AIMay 13, 2024

When factorization meets argumentation: towards argumentative explanations

arXiv:2405.08131v1h-index: 12
Originality Incremental advance
AI Analysis

This work addresses the interpretability challenge in recommendation systems for users and developers, offering a novel hybrid approach that is incremental in combining existing techniques.

The paper tackles the problem of explaining recommendations from factorization-based models by integrating argumentation frameworks to provide clear, structured explanations for each user-item interaction, resulting in a model that competes effectively with existing methods on real-world datasets.
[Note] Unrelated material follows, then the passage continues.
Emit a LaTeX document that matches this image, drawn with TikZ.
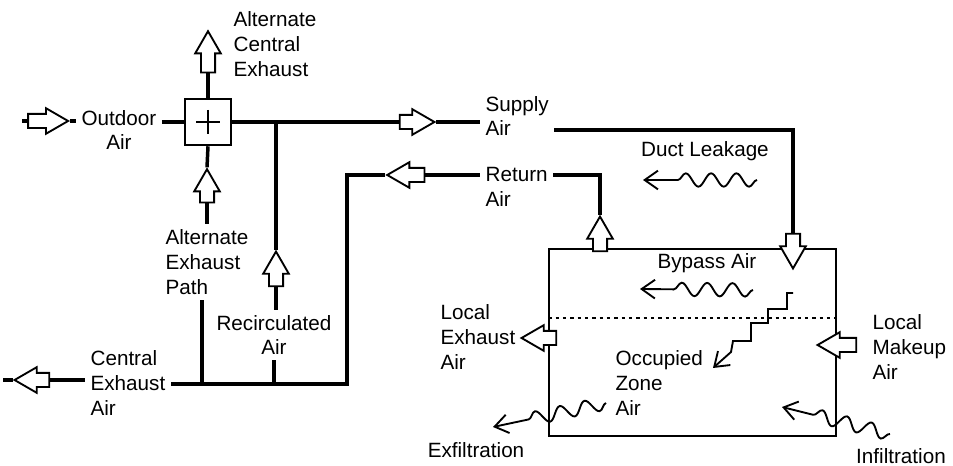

Factorization-based models have gained popularity since the Netflix challenge {(2007)}. Since that, various factorization-based models have been developed and these models have been proven to be efficient in predicting users' ratings towards items. A major concern is that explaining the recommendations generated by such methods is non-trivial because the explicit meaning of the latent factors they learn are not always clear. In response, we propose a novel model that combines factorization-based methods with argumentation frameworks (AFs). The integration of AFs provides clear meaning at each stage of the model, enabling it to produce easily understandable explanations for its recommendations. In this model, for every user-item interaction, an AF is defined in which the features of items are considered as arguments, and the users' ratings towards these features determine the strength and polarity of these arguments. This perspective allows our model to treat feature attribution as a structured argumentation procedure, where each calculation is marked with explicit meaning, enhancing its inherent interpretability. Additionally, our framework seamlessly incorporates side information, such as user contexts, leading to more accurate predictions. We anticipate at least three practical applications for our model: creating explanation templates, providing interactive explanations, and generating contrastive explanations. Through testing on real-world datasets, we have found that our model, along with its variants, not only surpasses existing argumentation-based methods but also competes effectively with current context-free and context-aware methods.